[Plotting code records]
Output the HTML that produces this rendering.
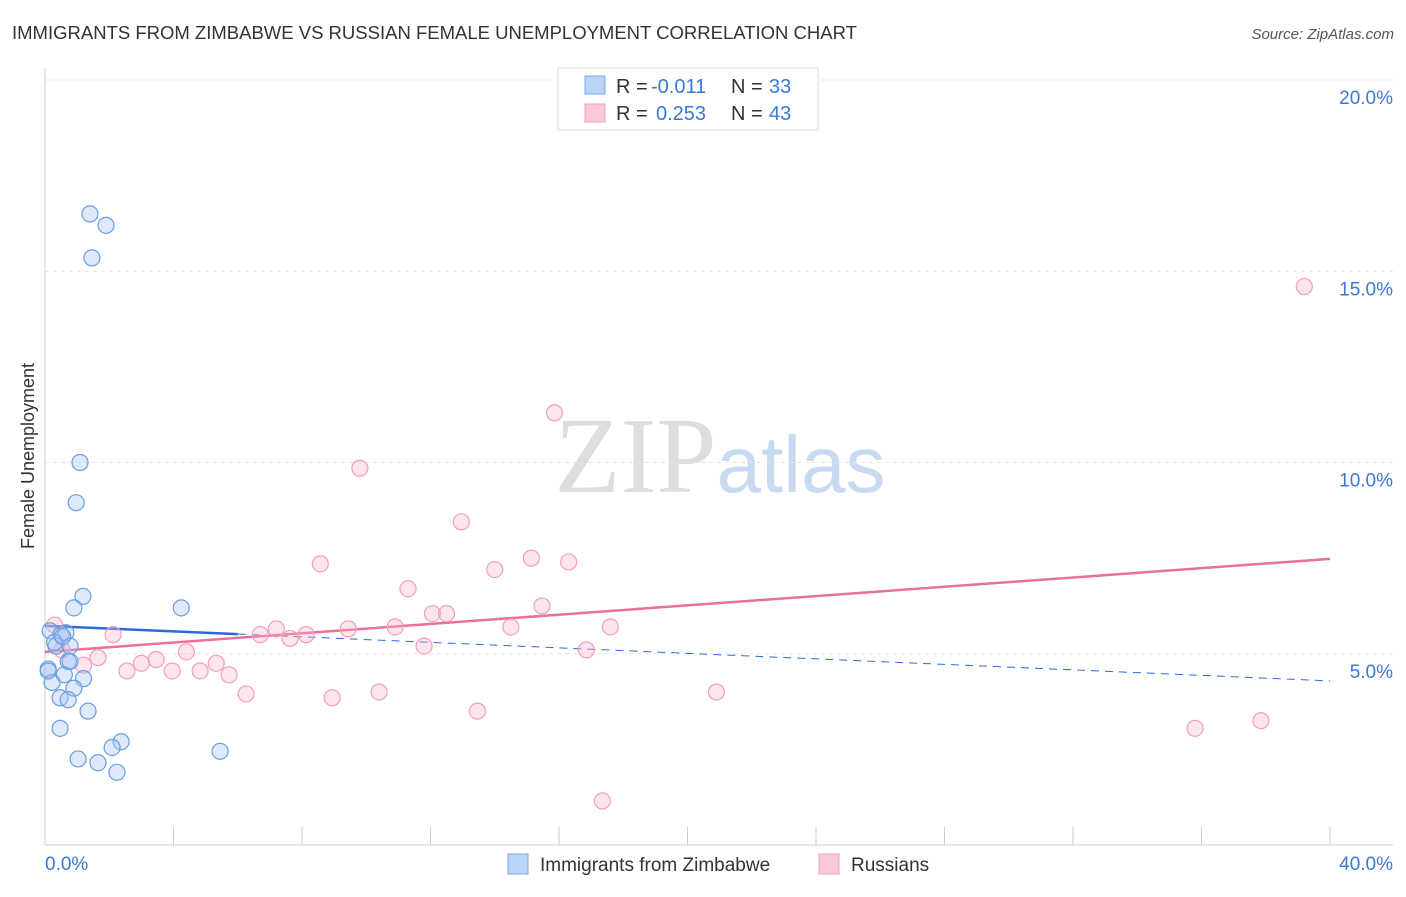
<!DOCTYPE html>
<html><head><meta charset="utf-8"><style>
body{margin:0;background:#fff;font-family:"Liberation Sans",sans-serif;}
svg text{font-family:"Liberation Sans",sans-serif;}
</style></head><body>
<svg width="1406" height="892" xmlns="http://www.w3.org/2000/svg">
<text x="12" y="39" font-size="18.5" fill="#333">IMMIGRANTS FROM ZIMBABWE VS RUSSIAN FEMALE UNEMPLOYMENT CORRELATION CHART</text>
<text x="1394" y="39" font-size="15" fill="#555" text-anchor="end" font-style="italic">Source: ZipAtlas.com</text>
<text transform="translate(34,456) rotate(-90)" font-size="18" fill="#333" text-anchor="middle">Female Unemployment</text>
<text x="720" y="492" font-size="108" text-anchor="middle"><tspan fill="#ddd" font-family="Liberation Serif">ZIP</tspan><tspan fill="#c8daf0" font-size="80">atlas</tspan></text>
<g id="grid"></g><g id="axes"></g><g id="trend"></g><g id="pts"></g>
<g>
<rect x="558" y="68" width="260" height="62" fill="#fff" stroke="#ddd"/>
<rect x="585" y="76" width="20" height="18" fill="#b8d4f8" stroke="#7aa8e8"/>
<rect x="585" y="104" width="20" height="18" fill="#fbc8d8" stroke="#f0a0b8"/>
<text x="616" y="93" font-size="20" fill="#333">R =</text>
<text x="651" y="93" font-size="20" fill="#3a78d8">-0.011</text>
<text x="731" y="93" font-size="20" fill="#333">N =</text>
<text x="769" y="93" font-size="20" fill="#3a78d8">33</text>
<text x="616" y="120" font-size="20" fill="#333">R =</text>
<text x="656" y="120" font-size="20" fill="#3a78d8">0.253</text>
<text x="731" y="120" font-size="20" fill="#333">N =</text>
<text x="769" y="120" font-size="20" fill="#3a78d8">43</text>
</g>
<g>
<rect x="508" y="854" width="20" height="20" fill="#b8d4f8" stroke="#7aa8e8"/>
<text x="540" y="871" font-size="19" fill="#333">Immigrants from Zimbabwe</text>
<rect x="819" y="854" width="20" height="20" fill="#fbc8d8" stroke="#f0a0b8"/>
<text x="851" y="871" font-size="19" fill="#333">Russians</text>
</g>
</svg>
<script>
const xTicks=[0,4,8,12,16,20,24,28,32,36,40];
const yTicks=[5,10,15,20];
const blueX=[1.4,1.9,1.46,1.09,0.97,1.18,0.9,4.24,0.16,0.5,0.65,0.34,0.78,0.72,0.1,0.6,0.22,1.2,0.9,0.47,0.72,1.34,0.47,2.37,2.09,1.03,1.65,2.24,5.45,0.1,0.78,0.3,0.55];
const blueY=[16.5,16.2,15.35,10.0,8.95,6.5,6.2,6.2,5.6,5.5,5.55,5.2,5.2,4.8,4.6,4.45,4.25,4.35,4.1,3.85,3.8,3.5,3.05,2.7,2.55,2.25,2.15,1.9,2.45,4.55,4.8,5.3,5.45];
const pinkX=[39.2,15.86,9.8,12.96,15.14,16.3,8.57,14.0,11.3,15.47,12.06,12.5,17.6,14.5,10.9,9.44,7.2,6.7,8.13,7.63,2.12,11.8,16.85,4.4,1.65,3.46,3.0,5.33,1.2,2.55,3.96,4.83,5.73,6.26,8.94,10.4,20.9,13.46,35.8,37.85,17.35,0.3,0.53];
const pinkY=[14.6,11.3,9.85,8.45,7.5,7.4,7.35,7.2,6.7,6.25,6.05,6.05,5.7,5.7,5.7,5.65,5.65,5.5,5.5,5.4,5.5,5.2,5.1,5.05,4.9,4.85,4.75,4.75,4.7,4.55,4.55,4.55,4.45,3.95,3.85,4.0,4.0,3.5,3.05,3.25,1.15,5.75,5.1];
const blueTrend=[5.73,4.29];
const pinkTrend=[5.05,7.48];
const X=v=>45+v*32.125, Y=v=>845-v*38.25;
const NS='http://www.w3.org/2000/svg';
function mk(t,a,p){const e=document.createElementNS(NS,t);for(const k in a)e.setAttribute(k,a[k]);document.getElementById(p).appendChild(e);return e;}
yTicks.forEach(t=>{
 const l=mk('line',{x1:45,x2:1393,y1:Y(t),y2:Y(t),stroke:'#e4e4e4','stroke-dasharray':'4,4'},'grid');
 
 
 const tx=mk('text',{x:1393,y:Y(t)+24,'font-size':19,fill:'#3a78d8','text-anchor':'end'},'grid');
 tx.textContent=t.toFixed(1)+'%';
 
 
});
let a=mk('line',{x1:45,x2:45,y1:68,y2:845,stroke:'#ccc'},'axes');


a=mk('line',{x1:45,x2:1393,y1:845,y2:845,stroke:'#ccc'},'axes');


xTicks.forEach(t=>{const l=mk('line',{x1:X(t),x2:X(t),y1:827,y2:845,stroke:'#ccc'},'axes');
 
 });
[[0,'0.0%','start',45],[40,'40.0%','end',1393]].forEach(d=>{const t=mk('text',{x:d[3],y:870,'font-size':19,fill:'#3a78d8','text-anchor':d[2]},'axes');t.textContent=d[1];
 
 });
let tl=mk('line',{x1:X(0),y1:Y(blueTrend[0]),x2:X(6),y2:Y(blueTrend[0]+(blueTrend[1]-blueTrend[0])*6/40),stroke:'#2a6ad8','stroke-width':2.5},'trend');


tl=mk('line',{x1:X(6),y1:Y(blueTrend[0]+(blueTrend[1]-blueTrend[0])*6/40),x2:X(40),y2:Y(blueTrend[1]),stroke:'#2a6ad8','stroke-width':1,'stroke-dasharray':'8,6'},'trend');


tl=mk('line',{x1:X(0),y1:Y(pinkTrend[0]),x2:X(40),y2:Y(pinkTrend[1]),stroke:'#e8709a','stroke-width':2.5},'trend');


pinkX.forEach((x,i)=>{const c=mk('circle',{cx:X(x),cy:Y(pinkY[i]),r:8,fill:'rgba(248,180,200,0.35)',stroke:'#f0a0b8','stroke-width':1.2},'pts');
 
 });
blueX.forEach((x,i)=>{const c=mk('circle',{cx:X(x),cy:Y(blueY[i]),r:8,fill:'rgba(160,195,245,0.35)',stroke:'#6a9de0','stroke-width':1.2},'pts');
 
 });
</script>
</body></html>
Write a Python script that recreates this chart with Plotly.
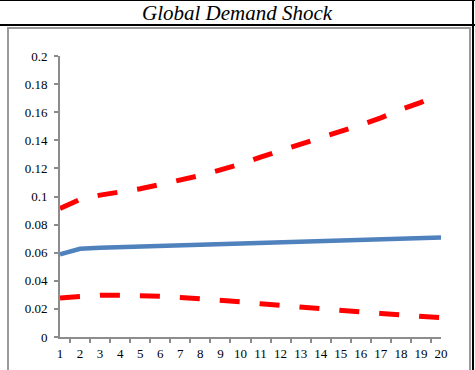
import plotly.graph_objects as go

# horizon (periods) and impulse response values
periods = [str(i) for i in range(1, 21)]
median = [0.0588, 0.0628, 0.0636, 0.0640, 0.0645, 0.0651, 0.0653, 0.0657, 0.0661, 0.0666,
          0.0670, 0.0673, 0.0677, 0.0681, 0.0686, 0.0690, 0.0694, 0.0698, 0.0703, 0.0709]
upper = [0.0915, 0.0980, 0.1010, 0.1030, 0.1055, 0.1085, 0.1115, 0.1150, 0.1190, 0.1230,
         0.1280, 0.1325, 0.1370, 0.1415, 0.1460, 0.1510, 0.1560, 0.1620, 0.1670, 0.1735]
lower = [0.0278, 0.0292, 0.0298, 0.0298, 0.0296, 0.0290, 0.0282, 0.0273, 0.0262, 0.0250,
         0.0237, 0.0224, 0.0211, 0.0199, 0.0188, 0.0178, 0.0168, 0.0158, 0.0148, 0.0137]
y_ticks = [0, 0.02, 0.04, 0.06, 0.08, 0.1, 0.12, 0.14, 0.16, 0.18, 0.2]
y_labels = ["0", "0.02", "0.04", "0.06", "0.08", "0.1", "0.12", "0.14", "0.16", "0.18", "0.2"]

W, H = 475, 370
L, R, T, B = 60, 441, 56, 337  # plot area in pixels


def px(x):
    return (x - L) / (R - L)


def py(y):
    return (B - y) / (B - T)


fig = go.Figure()
fig.add_trace(go.Scatter(x=periods, y=upper, mode="lines",
                         line=dict(color="#ff0000", width=5, dash="20px,20px")))
fig.add_trace(go.Scatter(x=periods, y=median, mode="lines",
                         line=dict(color="#4f81bd", width=4.5)))
fig.add_trace(go.Scatter(x=periods, y=lower, mode="lines",
                         line=dict(color="#ff0000", width=5, dash="20px,20px")))

axis_font = dict(family="Liberation Serif", size=13, color="black")
fig.update_xaxes(type="category", tickson="boundaries", ticks="outside", ticklen=4,
                 tickcolor="#8c8c8c", tickwidth=1.5, showline=True, linecolor="#8c8c8c",
                 linewidth=2, showgrid=False, tickfont=axis_font, zeroline=False,
                 tickangle=0, automargin=False, ticklabelstandoff=3)
fig.update_yaxes(range=[0, 0.2], tickvals=y_ticks, ticktext=y_labels, ticks="outside",
                 ticklen=4, tickcolor="#8c8c8c", tickwidth=1.5, showline=True,
                 linecolor="#8c8c8c", linewidth=2, showgrid=False, zeroline=False,
                 tickfont=axis_font, automargin=False, ticklabelstandoff=4)

# table-like frame around the chart
shapes = [
    dict(type="line", x0=px(0), x1=px(W), y0=py(0.5), y1=py(0.5), line=dict(color="black", width=1)),
    dict(type="line", x0=px(0), x1=px(W), y0=py(25), y1=py(25), line=dict(color="black", width=2)),
    dict(type="line", x0=px(473), x1=px(473), y0=py(0), y1=py(H), line=dict(color="black", width=2)),
    dict(type="rect", x0=px(8), x1=px(470), y0=py(28), y1=py(H + 10),
         line=dict(color="#9a9a9a", width=2)),
]
for s in shapes:
    s.update(xref="paper", yref="paper", layer="above")

fig.update_layout(
    width=W, height=H, margin=dict(l=L, r=W - R, t=T, b=H - B, autoexpand=False),
    paper_bgcolor="white", plot_bgcolor="white", showlegend=False,
    shapes=shapes,
    annotations=[dict(text="<i>Global Demand Shock</i>", x=px(237), y=py(13),
                      xref="paper", yref="paper", showarrow=False, yanchor="middle",
                      font=dict(family="Liberation Serif", size=21, color="black"))],
)

# drop the default page margin so the figure sits at the window's corner
fig.write_html("out.html", config={"displayModeBar": False},
               post_script="document.body.style.margin='0';")
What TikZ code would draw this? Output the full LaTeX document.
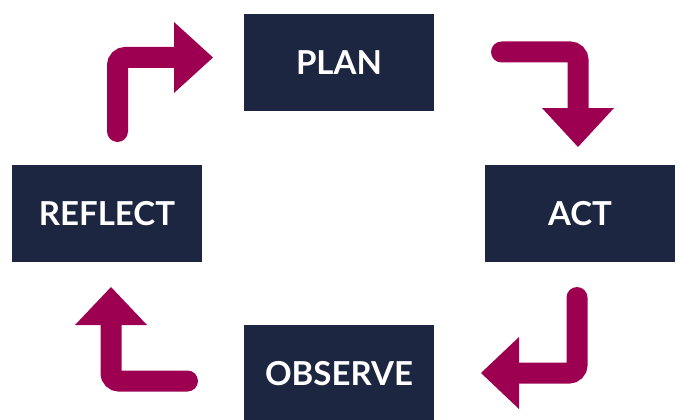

**Required work**: Exactly the lines starting at the line containing "Write a Python" and ending at the line containing "import plotly.graph_objects as go" should be transcribed, both included; omit the pictures.

**Task answer**:
Write a Python script that recreates this chart with Plotly.
import plotly.graph_objects as go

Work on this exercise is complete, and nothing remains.